For easing the problem, I constructed a signal generator and used the notebook as osciloscope. With the osciloscope I can see the pulses in the sreen. But audio osciloscopes (PC computers oscilloscopes are audio based) receive too much interference even from the computer itself.

That is the reason I have asking for correct values for this. As Arduino pins are well known, their input impedance should be well known too by someone in the Forum.

I am a little confused because in other post you said I cannot use a zener and only a voltage divider with digital signals. Can you clarify this please?

Regard the position of the divider, I am aware of it, it is close to Arduino and not to the sensors.

Thank you much.

Mitch: I am trying to learn if zeners or voltage dividers. Anyway, using regulated 5 volts to energize the sensors is a hard task: the speed sensor, the fuel tank, the temp sensor, the rpm sensor. Only the two fuel flow sensors I installed would be easy.

Awol: Yes, you are right, I should use the special features for including code. And for including pictures too. However, for reasons unknown, the majority of ocasions they both do not work for me. I have lost so much time trying to do that! Something else I would like to show are circuits, diagrams, but I cannot. Sorry for that.

Maybe if you tell me exactly how to use these, step by step, I may learn once for all. Thank you for your comments.

PaulS: I will check the code. I made some editing for shorten the program. Anyway, lcd.print("title"), (variable) works fine with Arduino Ver. 17. I tried and voila!, it worked. Try it.

About voltage divider: in fact, car voltage is always over 12V, mine goes to 13.8 V with the engine running.

Ratio is the important thing, I am aware of that. And one can get the ratio with several resistors combinations, taking care of the current to avoid too high currents. I manage myself on that (Ohm´s Law). What is not in my electronics knowledge is "impedance". The only thing I know is that output impedance of circuits and devices are kept low and input impedances are kept high. The reason is to avoid that the input current is too high affecting the quality and values of the input signal coming from the previous circuit, they said.

However, I don´t know output impedances of sensors, nor input impedances of Arduino input pins, nor how to calculate them. Maybe someone can teach us a little about it.

Thank you for your thoughts and time.

Thank you all.

OldBeaver

Ok to clarify my points To limit the Digital pulses I would use a zenner and resistor. One on each signal line. The zeners will not stop (unless you have connected it the wrong way round) the pulses it will clamp them at the zener voltage which should be 5v or maybe even 4.8volt as long as it is over 3v3 the Arduino will like them. That means they will rise but be held at the zener voltage. You are limiting the pulse heights NOT the power to the DIGITAL (speed sensors etc) and certainly not the number of pulses.. The supply voltage to these sensors is immaterial.

The input impedance of the Arduino is tri-stated which is very high so you can ignor it. It is voltage fed not current fed. 2200ohm should be fine, it will not load your sensors since it will only come into play once the zener starts to limit.

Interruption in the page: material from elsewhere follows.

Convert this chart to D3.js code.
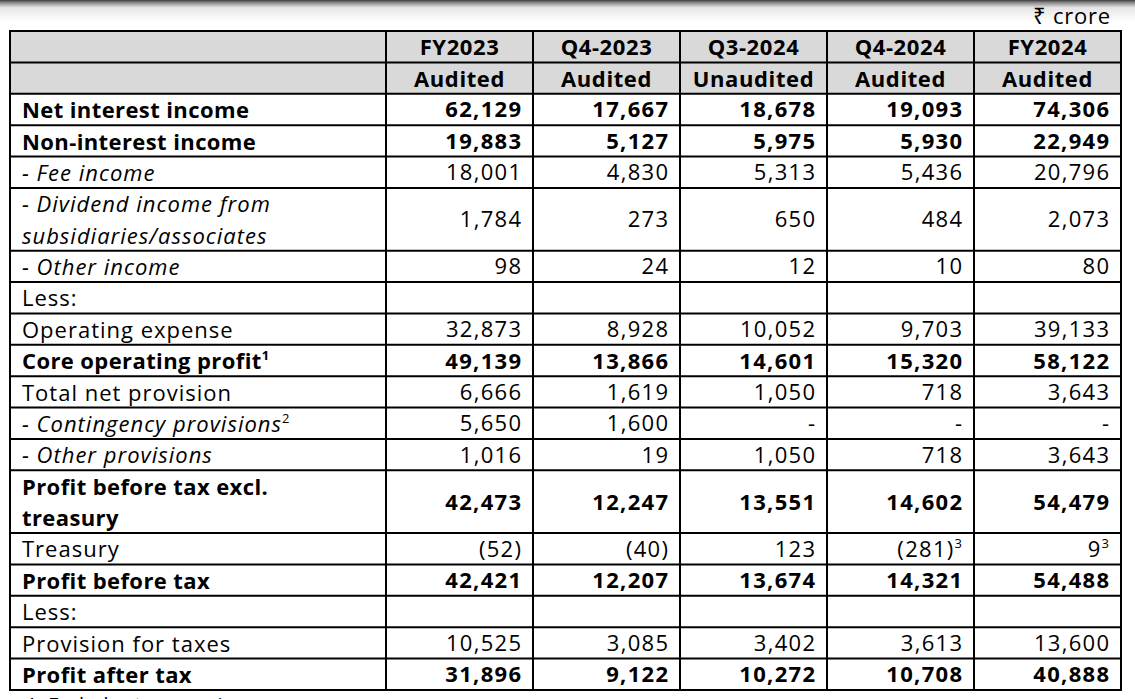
<!DOCTYPE html>
<html>
<head>
<meta charset="utf-8">
<script src="https://cdn.jsdelivr.net/npm/d3@7"></script>
<style>
html,body{margin:0;padding:0;background:#fff;}
svg{display:block;}
</style>
</head>
<body>
<script>
// ---------- data ----------
const periods = ["FY2023", "Q4-2023", "Q3-2024", "Q4-2024", "FY2024"];
const statuses = ["Audited", "Audited", "Unaudited", "Audited", "Audited"];
const rowLabels = [
  ["Net interest income"],
  ["Non-interest income"],
  ["- Fee income"],
  ["- Dividend income from", "subsidiaries/associates"],
  ["- Other income"],
  ["Less:"],
  ["Operating expense"],
  ["Core operating profit"],
  ["Total net provision"],
  ["- Contingency provisions"],
  ["- Other provisions"],
  ["Profit before tax excl.", "treasury"],
  ["Treasury"],
  ["Profit before tax"],
  ["Less:"],
  ["Provision for taxes"],
  ["Profit after tax"]
];
const rowBold =   [1,1,0,0,0,0,0,1,0,0,0,1,0,1,0,0,1];
const rowItalic = [0,0,1,1,1,0,0,0,0,1,1,0,0,0,0,0,0];
const labelNotes = {7: "1", 9: "2"};
const fy2023 = [62129,19883,18001,1784,98,null,32873,49139,6666,5650,1016,42473,-52,42421,null,10525,31896];
const q42023 = [17667,5127,4830,273,24,null,8928,13866,1619,1600,19,12247,-40,12207,null,3085,9122];
const q32024 = [18678,5975,5313,650,12,null,10052,14601,1050,0,1050,13551,123,13674,null,3402,10272];
const q42024 = [19093,5930,5436,484,10,null,9703,15320,718,0,718,14602,-281,14321,null,3613,10708];
const fy2024 = [74306,22949,20796,2073,80,null,39133,58122,3643,0,3643,54479,9,54488,null,13600,40888];
const seriesValues = [fy2023, q42023, q32024, q42024, fy2024];
// footnote markers on values: [rowIndex, columnIndex, marker]
const valueNotes = [[12, 3, "3"], [12, 4, "3"]];
const unitLabel = "₹ crore";
const footnoteText = "1.  Excludes treasury income";

// ---------- layout ----------
const W = 1135, H = 699;
const font = "'Open Sans', 'Noto Sans', sans-serif";
const fs = 22;
const svg = d3.select("body").append("svg").attr("width", W).attr("height", H);

// top shadow
const defs = svg.append("defs");
const grad = defs.append("linearGradient").attr("id","shade").attr("x1",0).attr("y1",0).attr("x2",0).attr("y2",1);
grad.append("stop").attr("offset","0%").attr("stop-color","#3c3c3c");
grad.append("stop").attr("offset","12%").attr("stop-color","#8a8a8a");
grad.append("stop").attr("offset","35%").attr("stop-color","#e6e6e6");
grad.append("stop").attr("offset","100%").attr("stop-color","#ffffff");
svg.append("rect").attr("x",0).attr("y",0).attr("width",W).attr("height",22).attr("fill","url(#shade)");

// row units
const spans = rowLabels.map(l => l.length);
const starts = [];
let acc = 2;
spans.forEach(s => { starts.push(acc); acc += s; });
const totalUnits = acc;
const y = d3.scaleLinear().domain([0, totalUnits]).range([31, 690]);
const x = d3.scaleBand().domain(periods).range([386, 1121]);
const left = 10, right = 1121;

// header fill
svg.append("rect").attr("x", left).attr("y", y(0)).attr("width", right-left).attr("height", y(2)-y(0)).attr("fill","#d9d9d9");

const fmtNum = d3.format(",");
function fmt(v){
  if (v === null) return "";
  if (v === 0) return "-";
  return v < 0 ? "(" + fmtNum(-v) + ")" : fmtNum(v);
}

// header text
const hdr = svg.append("g").attr("font-family", font).attr("font-size", fs).attr("font-weight", "bold")
  .attr("letter-spacing", 0.6).attr("text-anchor","middle").attr("fill","#000");
hdr.selectAll("text.p").data(periods).join("text").attr("class","p")
  .attr("x", d => x(d) + x.bandwidth()/2).attr("y", y(1) - 7).text(d => d);
hdr.selectAll("text.s").data(statuses).join("text").attr("class","s")
  .attr("x", (d,i) => x(periods[i]) + x.bandwidth()/2).attr("y", y(2) - 7).text(d => d);

// unit label
svg.append("text").attr("x", 1111).attr("y", 24).attr("text-anchor","end").attr("letter-spacing", 0.8)
  .attr("font-family", font).attr("font-size", fs).attr("fill","#000").text(unitLabel);

// row labels
const lab = svg.append("g").attr("font-family", font).attr("font-size", fs).attr("fill","#000");
rowLabels.forEach((lines, i) => {
  lines.forEach((line, j) => {
    const t = lab.append("text").attr("x", 22).attr("y", y(starts[i] + j + 1) - 7)
      .attr("font-weight", rowBold[i] ? "bold" : "normal")
      .attr("font-style", rowItalic[i] ? "italic" : "normal")
      .attr("letter-spacing", rowBold[i] ? 0.4 : 1.0)
      .text(line);
    if (j === lines.length - 1 && labelNotes[i]) {
      t.append("tspan").attr("dy", -9).attr("font-size", 13).attr("font-style","normal").text(labelNotes[i]);
    }
  });
});

// values
const ls = 1.3;
const vals = svg.append("g").attr("font-family", font).attr("font-size", fs).attr("fill","#000")
  .attr("text-anchor","end").attr("letter-spacing", ls);
seriesValues.forEach((col, c) => {
  const p = periods[c];
  col.forEach((v, i) => {
    const note = valueNotes.find(n => n[0] === i && n[1] === c);
    const yc = (y(starts[i]) + y(starts[i] + spans[i])) / 2;
    const t = vals.append("text")
      .attr("x", x(p) + x.bandwidth() - 12 + ls)
      .attr("y", yc + 8)
      .attr("font-weight", rowBold[i] ? "bold" : "normal")
      .text(fmt(v));
    if (note) t.append("tspan").attr("dy", -9).attr("font-size", 13).text(note[2]);
  });
});

// grid lines
const grid = svg.append("g").attr("stroke","#000").attr("stroke-width",2);
const hLines = [0, 1, 2].concat(starts.map((s,i) => s + spans[i]));
grid.selectAll("line.h").data(hLines).join("line").attr("class","h")
  .attr("x1", left).attr("x2", right).attr("y1", d => y(d)).attr("y2", d => y(d));
const vX = [left, 386].concat(periods.map(p => x(p) + x.bandwidth()));
grid.selectAll("line.v").data(vX).join("line").attr("class","v")
  .attr("x1", d => d).attr("x2", d => d).attr("y1", y(0) - 1).attr("y2", y(totalUnits) + 1);

// footnote (cut off at bottom, as in the reference)
svg.append("text").attr("x", 26).attr("y", 712).attr("font-family", font).attr("font-size", 20).attr("fill","#000").text(footnoteText);
</script>
</body>
</html>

Now my first post.... I can not find the words you quoted.

I am a little confused because in other post you said I cannot use a zener and only a voltage divider with digital signals. Can you clarify this please?

I think I started my post off by stating that you could not use a regulator on the signal lines..... I was responding to a previous post that ended by saying that perhaps you should use a voltage regulator.... This seemed to imply that you should use one on the signal lines. I was saying that this is not valid. maybe I read it wrong.

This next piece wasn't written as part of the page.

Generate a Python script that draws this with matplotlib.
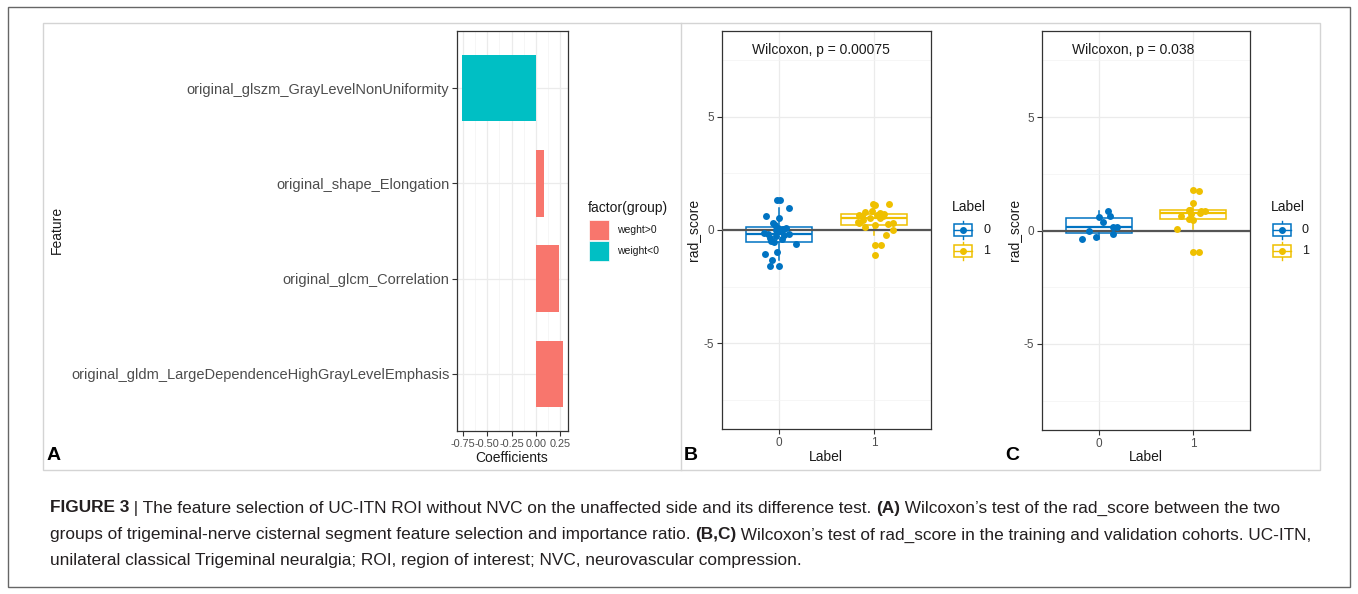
import numpy as np
import matplotlib
matplotlib.use("Agg")
from matplotlib import pyplot as plt
from matplotlib.patches import Rectangle

plt.rcParams['font.family'] = ['Liberation Sans', 'DejaVu Sans']

W, H, DPI = 1358, 594, 100

# ---- panel A data ----
features = ['original_glszm_GrayLevelNonUniformity',
            'original_shape_Elongation',
            'original_glcm_Correlation',
            'original_gldm_LargeDependenceHighGrayLevelEmphasis']
coefs = [-0.757, 0.082, 0.239, 0.276]
groups = ['weight<0', 'weght>0', 'weght>0', 'weght>0']
group_names = ['weght>0', 'weight<0']
group_colors = {'weght>0': '#F8766D', 'weight<0': '#00BFC4'}
coef_ticks = [-0.75, -0.50, -0.25, 0.00, 0.25]

# ---- panels B/C data (rad_score by Label, with jitter) ----
train0 = [-1.59, -1.59, -1.34, -1.08, -0.96, -0.63, -0.55, -0.50, -0.42, -0.37,
          -0.27, -0.22, -0.19, -0.19, -0.13, -0.05, -0.01, 0.02, 0.05, 0.07,
          0.10, 0.21, 0.32, 0.55, 0.60, 0.96, 1.31, 1.31]
train0_jit = [-0.09, 0.00, -0.07, -0.15, -0.02, 0.18, -0.05, -0.08, 0.03, -0.09,
              -0.03, 0.05, -0.12, 0.10, -0.16, 0.02, 0.00, -0.03, 0.04, 0.07,
              -0.01, -0.04, -0.06, 0.00, -0.14, 0.11, -0.02, 0.01]
train1 = [-1.12, -0.68, -0.68, -0.24, 0.00, 0.13, 0.21, 0.25, 0.32, 0.32,
          0.35, 0.45, 0.52, 0.55, 0.62, 0.62, 0.65, 0.68, 0.72, 0.74,
          0.78, 0.84, 1.11, 1.17, 1.17]
train1_jit = [0.01, 0.01, 0.07, 0.13, 0.20, -0.09, 0.01, 0.15, -0.16, 0.20,
              -0.17, -0.12, -0.04, 0.06, -0.13, 0.09, -0.16, 0.03, 0.10, 0.06,
              -0.10, -0.02, 0.01, -0.01, 0.16]
valid0 = [-0.38, -0.29, -0.14, 0.00, 0.16, 0.16, 0.38, 0.60, 0.64, 0.84]
valid0_jit = [-0.18, -0.03, 0.15, -0.10, 0.15, 0.19, 0.05, 0.00, 0.12, 0.10]
valid1 = [-0.95, -0.95, 0.05, 0.46, 0.52, 0.64, 0.74, 0.76, 0.86, 0.86,
          0.90, 0.90, 1.20, 1.75, 1.77]
valid1_jit = [0.00, 0.06, -0.17, 0.00, -0.05, -0.13, -0.02, 0.07, 0.12, 0.08,
              -0.05, -0.03, 0.00, 0.06, 0.00]
label_levels = ['0', '1']
label_colors = ['#0073C2', '#EFC000']
p_train = 'Wilcoxon, p = 0.00075'
p_valid = 'Wilcoxon, p = 0.038'

caption = [
    [('FIGURE 3', True), (' | The feature selection of UC-ITN ROI without NVC on the unaffected side and its difference test. ', False),
     ('(A)', True), (' Wilcoxon\u2019s test of the rad_score between the two', False)],
    [('groups of trigeminal-nerve cisternal segment feature selection and importance ratio. ', False),
     ('(B,C)', True), (' Wilcoxon\u2019s test of rad_score in the training and validation cohorts. UC-ITN,', False)],
    [('unilateral classical Trigeminal neuralgia; ROI, region of interest; NVC, neurovascular compression.', False)],
]

fig = plt.figure(figsize=(W / DPI, H / DPI), dpi=DPI)
fig.patch.set_facecolor('white')


def px_axes(x0, y0, x1, y1):
    return fig.add_axes([x0 / W, 1 - y1 / H, (x1 - x0) / W, (y1 - y0) / H])


def style_bw(ax):
    for s in ax.spines.values():
        s.set_color('#333333')
        s.set_linewidth(0.9)
    ax.grid(True, which='major', color='#ebebeb', linewidth=0.9)
    ax.grid(True, which='minor', color='#f3f3f3', linewidth=0.5)
    ax.set_axisbelow(True)
    ax.tick_params(which='major', color='#333333', length=3.5, width=0.8,
                   labelcolor='#4d4d4d', pad=2)
    ax.tick_params(which='minor', length=0)


# ---- panel A ----
axA = px_axes(457, 31, 568, 431)
ypos = np.arange(len(features))[::-1]
axA.barh(ypos, coefs, height=0.7, color=[group_colors[g] for g in groups], zorder=2)
span = max(coefs) - min(coefs)
axA.set_xlim(min(coefs) - 0.05 * span, max(coefs) + 0.05 * span)
axA.set_ylim(-0.6, len(features) - 0.4)
axA.set_xticks(coef_ticks)
axA.set_xticklabels(['%.2f' % t for t in coef_ticks], fontsize=7.8)
axA.set_xticks([-0.625, -0.375, -0.125, 0.125], minor=True)
axA.set_yticks(ypos)
axA.set_yticklabels(features, fontsize=10.5)
style_bw(axA)


# ---- panels B / C ----
def rad_panel(box, g0, j0, g1, j1, ptext):
    ax = px_axes(*box)
    for i, (vals, jit) in enumerate([(g0, j0), (g1, j1)]):
        col = label_colors[i]
        ax.boxplot([vals], positions=[i], widths=0.7, showfliers=False, showcaps=False,
                   patch_artist=True, zorder=2,
                   boxprops=dict(facecolor='white', edgecolor=col, linewidth=1.1),
                   medianprops=dict(color=col, linewidth=1.6),
                   whiskerprops=dict(color=col, linewidth=1.1))
        ax.scatter(i + np.array(jit), vals, s=25, color=col, linewidths=0, zorder=4)
    ax.axhline(0, color='#555555', linewidth=1.6, zorder=3)
    ax.set_xlim(-0.6, 1.6)
    ax.set_ylim(-8.8, 8.8)
    ax.set_xticks([0, 1])
    ax.set_xticklabels(label_levels, fontsize=8.5)
    ax.set_yticks([-5, 0, 5])
    ax.set_yticklabels(['-5', '0', '5'], fontsize=8.5)
    ax.set_yticks([-7.5, -2.5, 2.5, 7.5], minor=True)
    style_bw(ax)
    ax.text(-0.28, 7.95, ptext, fontsize=10, ha='left', va='center', color='#1a1a1a')
    return ax


axB = rad_panel((722, 31, 931, 429), train0, train0_jit, train1, train1_jit, p_train)
axC = rad_panel((1042, 31, 1250, 430), valid0, valid0_jit, valid1, valid1_jit, p_valid)

# ---- overlay in pixel coordinates: frames, legends, labels, caption ----
ov = fig.add_axes([0, 0, 1, 1])
ov.set_xlim(0, W)
ov.set_ylim(H, 0)
ov.axis('off')

ov.add_patch(Rectangle((8, 7), 1342, 580, fill=False, edgecolor='#666666', linewidth=1.0))
ov.add_patch(Rectangle((43, 23), 1277, 447, fill=False, edgecolor='#d4d4d4', linewidth=1.0))
ov.plot([681, 681], [23, 470], color='#d4d4d4', linewidth=1.0)

txt_kw = dict(color='#1a1a1a', va='center')
ov.text(57, 230, 'Feature', rotation=90, ha='center', fontsize=10, **txt_kw)
ov.text(512, 458, 'Coefficients', ha='center', fontsize=10, **txt_kw)
for x in (693, 1014):
    ov.text(x, 230, 'rad_score', rotation=90, ha='center', fontsize=10, **txt_kw)
for x in (826, 1146):
    ov.text(x, 457, 'Label', ha='center', fontsize=10, **txt_kw)
for x, letter in ((47, 'A'), (684, 'B'), (1005, 'C')):
    ov.text(x, 456, letter, ha='left', fontsize=14, fontweight='bold', color='black', va='center')

# legend A
ov.text(588, 208, 'factor(group)', ha='left', fontsize=10, **txt_kw)
for k, g in enumerate(group_names):
    y = 220 + 21 * k
    ov.add_patch(Rectangle((589, y), 20, 20, facecolor=group_colors[g], edgecolor='white', linewidth=0.5))
    ov.text(617, y + 10, g, ha='left', fontsize=7.5, **txt_kw)

# legends B, C
for kx, tx in ((963, 952), (1282, 1271)):
    ov.text(tx, 207, 'Label', ha='left', fontsize=10, **txt_kw)
    for k, lev in enumerate(label_levels):
        col = label_colors[k]
        yc = 230 + 21 * k
        ov.plot([kx, kx], [yc - 9, yc + 9], color=col, linewidth=1.0)
        ov.add_patch(Rectangle((kx - 9, yc - 6), 18, 12, facecolor='white', edgecolor=col, linewidth=1.1, zorder=3))
        ov.plot([kx - 9, kx + 9], [yc, yc], color=col, linewidth=1.0, zorder=4)
        ov.plot([kx], [yc], 'o', color=col, markersize=4, zorder=5)
        ov.text(kx + 20, yc, lev, ha='left', fontsize=9, **txt_kw)

# caption with mixed bold runs
renderer = fig.canvas.get_renderer()


def run_width(s, bold, size):
    t = ov.text(0, 0, 'X' + s + 'X', fontsize=size, fontweight='bold' if bold else 'normal')
    w = t.get_window_extent(renderer=renderer).width
    t.remove()
    t = ov.text(0, 0, 'XX', fontsize=size, fontweight='bold' if bold else 'normal')
    w -= t.get_window_extent(renderer=renderer).width
    t.remove()
    return w


base = 11.0
w1 = sum(run_width(s, b, base) for s, b in caption[0])
w2 = sum(run_width(s, b, base) for s, b in caption[1])
cap_size = base * 0.5 * (1243.0 / w1 + 1247.0 / w2)
for line, y in zip(caption, (508, 535, 561)):
    x = 50.0
    for s, b in line:
        ov.text(x, y, s, fontsize=cap_size, fontweight='bold' if b else 'normal',
                ha='left', va='center', color='#231f20')
        x += run_width(s, b, cap_size)

fig.savefig('out.png', dpi=DPI, facecolor='white')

With regard to the analog lines (resistive sensors) if you are supplying them with voltages ranging from 12volts to 13.8volts (normal for a car) your readings are going to be all over the shop and mean not much. It will depend on engine speed and whether the lights are on etc and state of the battery. Again input impedence to the Arduino is high so you can ignor it.

Better to supply them with a regulated source 5v if possible using a 7805 regulator chip since you need a 0-5v voltage swing. But if they are not resistive and will not work at 5v then use a 7812 regulator but if you use this you will need to use a divider network on the signal lines to reduce the voltage swing to 0 to 5 or 6volts. One network for each signal line Again input impedence to the Arduino is high so you can ignor it. 2200ohm resistors should be fine.

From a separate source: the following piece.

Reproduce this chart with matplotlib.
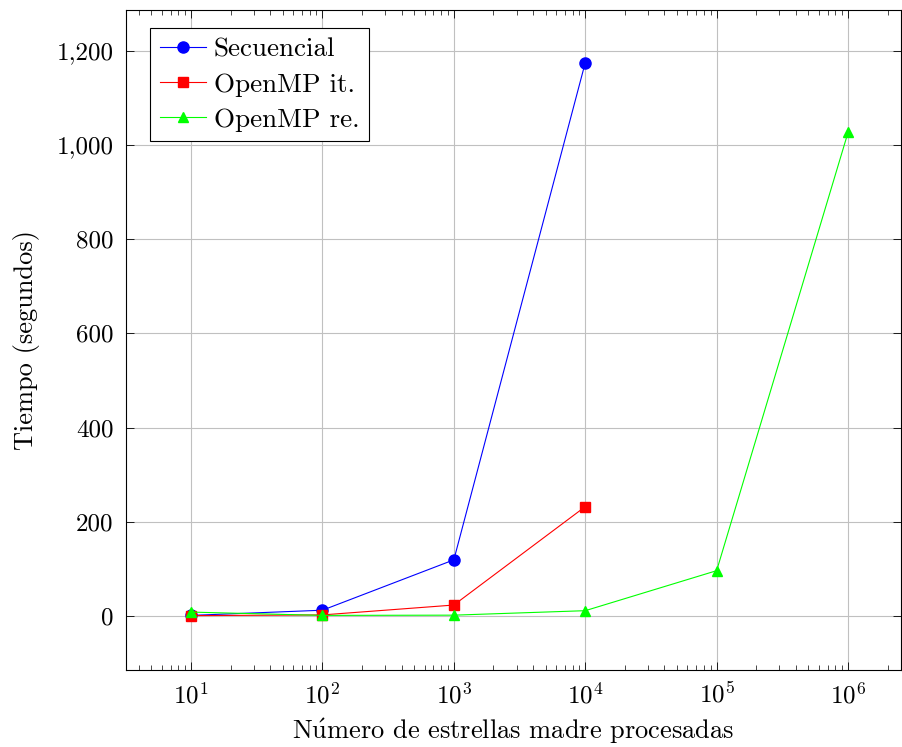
import numpy as np
import matplotlib
matplotlib.use("Agg")
import matplotlib.pyplot as plt
from matplotlib.ticker import FuncFormatter, LogLocator, NullFormatter

plt.rcParams['font.family'] = ['cmr10', 'DejaVu Serif']
plt.rcParams['mathtext.fontset'] = 'cm'
plt.rcParams['axes.unicode_minus'] = False
plt.rcParams['axes.formatter.use_mathtext'] = True

# Datos
estrellas = [10, 100, 1000, 10000, 100000, 1000000]
secuencial = [1, 12, 119, 1175]
openmp_it = [0.5, 2, 23, 232]
openmp_re = [8, 1, 1.5, 11, 96, 1027]

fig = plt.figure(figsize=(9.02, 7.47), dpi=100)
ax = fig.add_axes([126 / 902, 77 / 747, 775 / 902, 660 / 747])

ax.plot(estrellas[:4], secuencial, color='blue', marker='o', markersize=8, lw=0.8, label='Secuencial')
ax.plot(estrellas[:4], openmp_it, color='red', marker='s', markersize=7.5, lw=0.8, label='OpenMP it.')
ax.plot(estrellas, openmp_re, color='#00ff00', marker='^', markersize=7.5, lw=0.8, label='OpenMP re.')

ax.set_xscale('log')
ax.set_xlim(10 ** 0.505, 10 ** 6.403)
ax.set_ylim(-115, 1287)
ax.set_yticks([0, 200, 400, 600, 800, 1000, 1200])
ax.yaxis.set_major_formatter(FuncFormatter(lambda v, p: '{:,.0f}'.format(v)))
ax.xaxis.set_major_locator(LogLocator(base=10, numticks=10))
ax.xaxis.set_minor_locator(LogLocator(base=10, subs=np.arange(2, 10), numticks=10))
ax.xaxis.set_minor_formatter(NullFormatter())

ax.grid(True, which='major', color='#c0c0c0', lw=0.8)
ax.tick_params(which='both', direction='in', top=True, right=True, labelsize=18)
ax.tick_params(which='major', length=6, width=0.6, pad=9)
ax.tick_params(which='minor', length=3.5, width=0.5)
for s in ax.spines.values():
    s.set_linewidth(0.8)

ax.set_xlabel('N$\\mathrm{\\acute{u}}$mero de estrellas madre procesadas', fontsize=19, labelpad=6)
ax.set_ylabel('Tiempo (segundos)', fontsize=19, labelpad=12)

leg = ax.legend(loc='upper left', bbox_to_anchor=(0.031, 0.973), fontsize=19.5, fancybox=False,
                edgecolor='black', framealpha=1, handlelength=1.7, borderpad=0.35,
                labelspacing=0.42, handletextpad=0.3, borderaxespad=0)
leg.get_frame().set_linewidth(0.8)

fig.savefig('out.png', dpi=100)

We all work on our own that is why we have the forums to help us, but forums can not do all the work. We can not calculate impedances if we do not know the impedance of the source. If your sensor data tells you it has a 1000 ohm impedance then the maximum power will be transmitted if the destination impedance is also 1000ohms. But you are not transmitting power but almost open circuit voltages. You are getting too deep when you dont need to. Obviously some experimentation may be needed on your part under guidance from the forum.

One final point... Make sure that the Arduino internal pullup resistors are not enabled otherwise you will have a problem cuz you will be supplying 5v (sourced from the Arduino) to all your readings.

I hope this helps John 8-) 8-) 8-)

It helps indeed.

Ok to all John,

Thanks a lot for the help.

I had a previous Arduino board clone, to which I had almost all signals working. However, the structure of the project was awful and had other problems. Besides, I burned several pins cause of higher than 5V signals. Finally, I decided to start over with a better construction.

Then several things that were working are not any more.

Ok to the impedance issue, tks for the advice.

Be sure no to activate the pullup resistors? Ok.

Well, for better understanding of your advice, I will study a little bit those concepts.

Thank you again, I will keep the Forum informed with my progress.